The whole of the strategic Bombing campaign is vindicated by the raid on Berlin where Molotov was cowering in a dugout with Hitler and Goering listening to them tell him that the British are finished, and him asking them "If they are finished, then whose bombs are raining down on them."

It is also far more effective than leaflets and radio broadcasts in Dictatorial states in showing the people that all is not as well as their leaders assert.
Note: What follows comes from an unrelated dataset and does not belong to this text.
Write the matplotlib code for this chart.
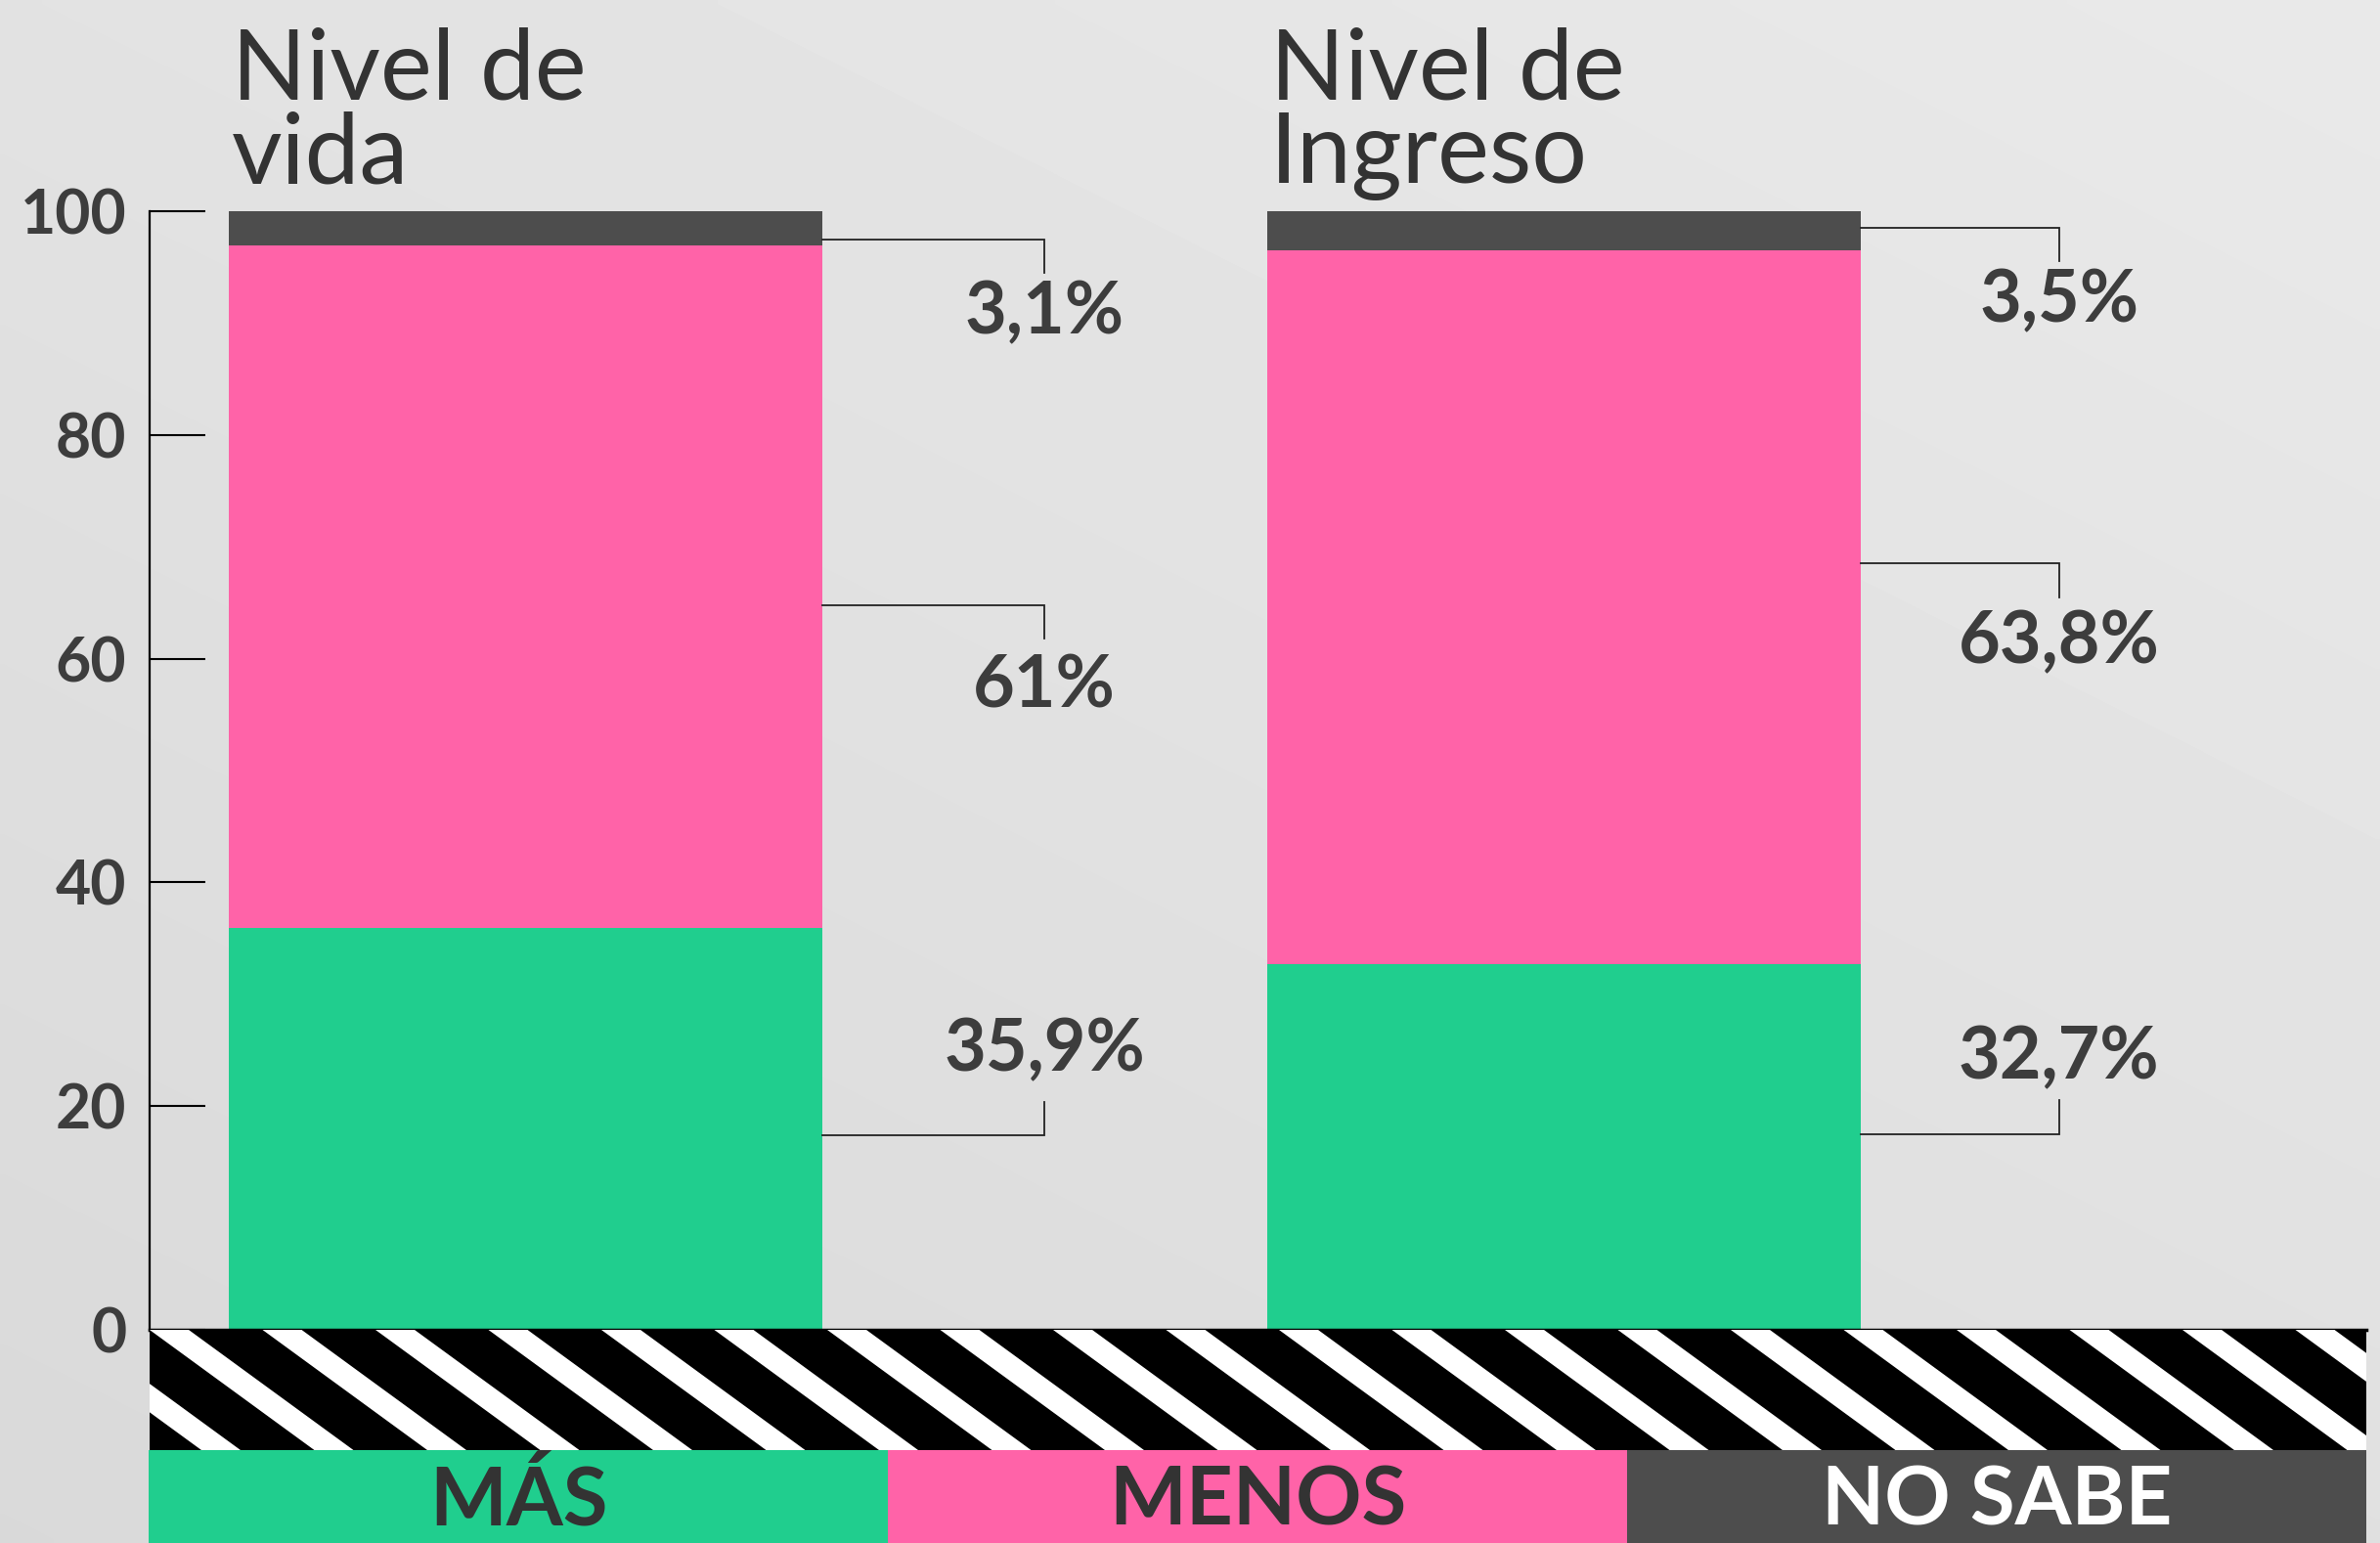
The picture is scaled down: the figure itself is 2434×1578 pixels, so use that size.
import numpy as np
import matplotlib
matplotlib.use("Agg")
import matplotlib.pyplot as plt
from matplotlib.patches import Polygon, Rectangle

# ---------------- data ----------------
categories = ["Nivel de\nvida", "Nivel de\nIngreso"]
mas = [35.9, 32.7]
menos = [61.0, 63.8]
no_sabe = [3.1, 3.5]
series_names = ["MÁS", "MENOS", "NO SABE"]
yticks = [0, 20, 40, 60, 80, 100]

# ---------------- styles / layout ----------------
colors = ["#20CE8E", "#FF63A8", "#4D4D4D"]
legend_text_colors = ["#333333", "#333333", "#FFFFFF"]
text_dark = "#3D3D3D"
FONT = ["Lato", "DejaVu Sans"]

# bracket layout (data units)
bracket_x = [0.50, 1.477]
bracket_y = [[17.4, 64.8, 97.5], [17.5, 68.5, 98.5]]
label_y = [[25.0, 57.5, 90.9], [24.3, 61.5, 92.0]]
leg_len = 3.0

W, H = 2434, 1578
DPI = 100
fig = plt.figure(figsize=(W / DPI, H / DPI), dpi=DPI)


def fx(px):
    return px / W


def fy(py):
    return 1 - py / H


# background gradient
bg = fig.add_axes([0, 0, 1, 1], zorder=-10)
yy, xx = np.mgrid[0:1:200j, 0:1:300j]
val = 226 + 7 * xx - 9 * yy
bg.imshow(val, cmap="gray", vmin=0, vmax=255, extent=[0, 1, 0, 1],
          origin="upper", aspect="auto", interpolation="bilinear")
bg.axis("off")

# main axes
left_px, right_px, top_px, zero_px = 153, 2420, 216, 1360
ax = fig.add_axes([fx(left_px), fy(zero_px), fx(right_px - left_px),
                   (zero_px - top_px) / H])
ax.patch.set_alpha(0)
x = np.arange(len(categories))
bw = 0.572
ax.set_xlim(-0.362, 1.773)
ax.set_ylim(0, 100)

bottoms = np.zeros(len(categories))
segments = [mas, menos, no_sabe]
for vals, c in zip(segments, colors):
    ax.bar(x, vals, bw, bottom=bottoms, color=c, linewidth=0, clip_on=False, zorder=2)
    bottoms = bottoms + np.array(vals)

for s in ["top", "right"]:
    ax.spines[s].set_visible(False)
ax.spines["left"].set_linewidth(1.6)
ax.spines["left"].set_color("black")
ax.spines["bottom"].set_linewidth(2.5)
ax.spines["bottom"].set_color("black")
ax.set_xticks([])
ax.set_yticks(yticks)
ax.set_yticklabels([str(t) for t in yticks])
ax.tick_params(axis="y", direction="in", length=41, width=1.5, color="black",
               pad=17, labelsize=45, labelcolor=text_dark)
for lab in ax.get_yticklabels():
    lab.set_fontfamily(FONT)
    lab.set_fontweight("bold")

# titles
title_base = [(zero_px - 102) / (zero_px - top_px), (zero_px - 187) / (zero_px - top_px)]
for i, cat in enumerate(categories):
    for j, line in enumerate(cat.split("\n")):
        ax.text(x[i] - bw / 2 + 0.003, title_base[j], line, transform=ax.get_xaxis_transform(),
                ha="left", va="baseline", fontsize=72, color="#333333",
                family=FONT, fontweight="normal", clip_on=False)


# bracket annotations
def fmt(v):
    return f"{v:g}".replace(".", ",") + "%"


for i in range(len(categories)):
    xr = x[i] + bw / 2
    xv = bracket_x[i]
    for k, vals in enumerate(segments):
        yb = bracket_y[i][k]
        ye = yb + leg_len if k == 0 else yb - leg_len
        ax.plot([xr, xv, xv], [yb, yb, ye], color="#222222", lw=1.3,
                clip_on=False, zorder=3, solid_joinstyle="miter")
        ax.text(xv, label_y[i][k], fmt(vals[i]), ha="center", va="center",
                fontsize=53, fontweight="bold", color=text_dark, family=FONT)

# striped band
band_top, band_bot = 1360, 1483
bax = fig.add_axes([fx(left_px), fy(band_bot), fx(right_px - left_px),
                    (band_bot - band_top) / H], zorder=1)
bw_px = right_px - left_px
bh_px = band_bot - band_top
bax.set_xlim(0, bw_px)
bax.set_ylim(0, bh_px)
bax.set_facecolor("black")
period, stripe_w = 115.5, 40
shift = bh_px / 0.73
for k in range(-3, int(bw_px / period) + 2):
    x0 = k * period
    bax.add_patch(Polygon([(x0, bh_px), (x0 + stripe_w, bh_px),
                           (x0 + stripe_w + shift, 0), (x0 + shift, 0)],
                          closed=True, facecolor="white", edgecolor="none"))
bax.set_xticks([])
bax.set_yticks([])
for s in bax.spines.values():
    s.set_visible(False)

# legend band
lax = fig.add_axes([fx(152), 0, fx(right_px - 152), (H - band_bot) / H], zorder=1)
lax.set_xlim(0, len(series_names))
lax.set_ylim(0, 1)
for k, (name, c, tc) in enumerate(zip(series_names, colors, legend_text_colors)):
    lax.add_patch(Rectangle((k, 0), 1, 1, facecolor=c, edgecolor="none"))
    lax.text(k + 0.5, 0.19, name, ha="center", va="baseline", fontsize=60,
             fontweight="bold", color=tc, family=FONT)
lax.axis("off")

fig.savefig("out.png", dpi=DPI)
Finally it it's so ineffective then the demonstrated fact that so much material, manpower and effort can be wasted on such an inefficient effort to bring the war to the enemy testifies to the hopless imbalance of the side being bombed. It's like the Kaiser ships. They can be made faster than the U Boats could sink them.

For more proof of this I refer you to the famous interview of Colonel Hessler and his commander also called "The Chocolate Cake affair."

Howler13 Jun 2017 4:58 p.m. PST

Thanks Tango, first time I've seen this.

Tango0114 Jun 2017 11:17 a.m. PST

A votre service mon ami!. (smile)


Amicalement
Armand

hindsTMP Supporting Member of TMP20 Jun 2017 6:52 p.m. PST

The effectiveness of Strategic Bombing is proven by the amount of verbiage wasted in condemning it.

True that there is substantial historical opinion questioning the cost-effectiveness of WWII strategic bombing. However, arguing that the quantity of this criticism somehow reduces its validity is ridiculous. Common sense tells you that it's the other way around.

MH

Blutarski27 Jun 2017 8:13 a.m. PST

One might reasonably argue that "strategic bombing" DID actually succeed ….. just not in the way that Douhet and his acolytes imagined. Strategic bombing did not cow the population; it did not provoke a regime change; it did not collapse Germany's war industries; it did not bring the war to a quick end. What it did ultimately succeed in doing over five years of huge, intensive and fabulously expensive effort was (a) divert about one-third of German artillery and artillery ammunition production and a million people to homeland air defense; (b) force the withdrawal of the Luftwaffe from the fighting fronts for commitment to homeland defense; (c) ultimately ruin the Luftwaffe as a fighting force in the airspace over Germany. The Law of Unintended Consequences in action.

My opinion, FWIW.

B

Wolfhag27 Jun 2017 1:53 p.m. PST

Blutarski,
Just think of all of those 88mm guns that could have been on the Eastern or Western Front complete with crews and ammo.

I attended a lecture by Col Joe Warden (USAF Iraq Bomb Campaign) and he said the US overestimated the German electrical infrastructure. He said it would have shortened the war if it was attacked.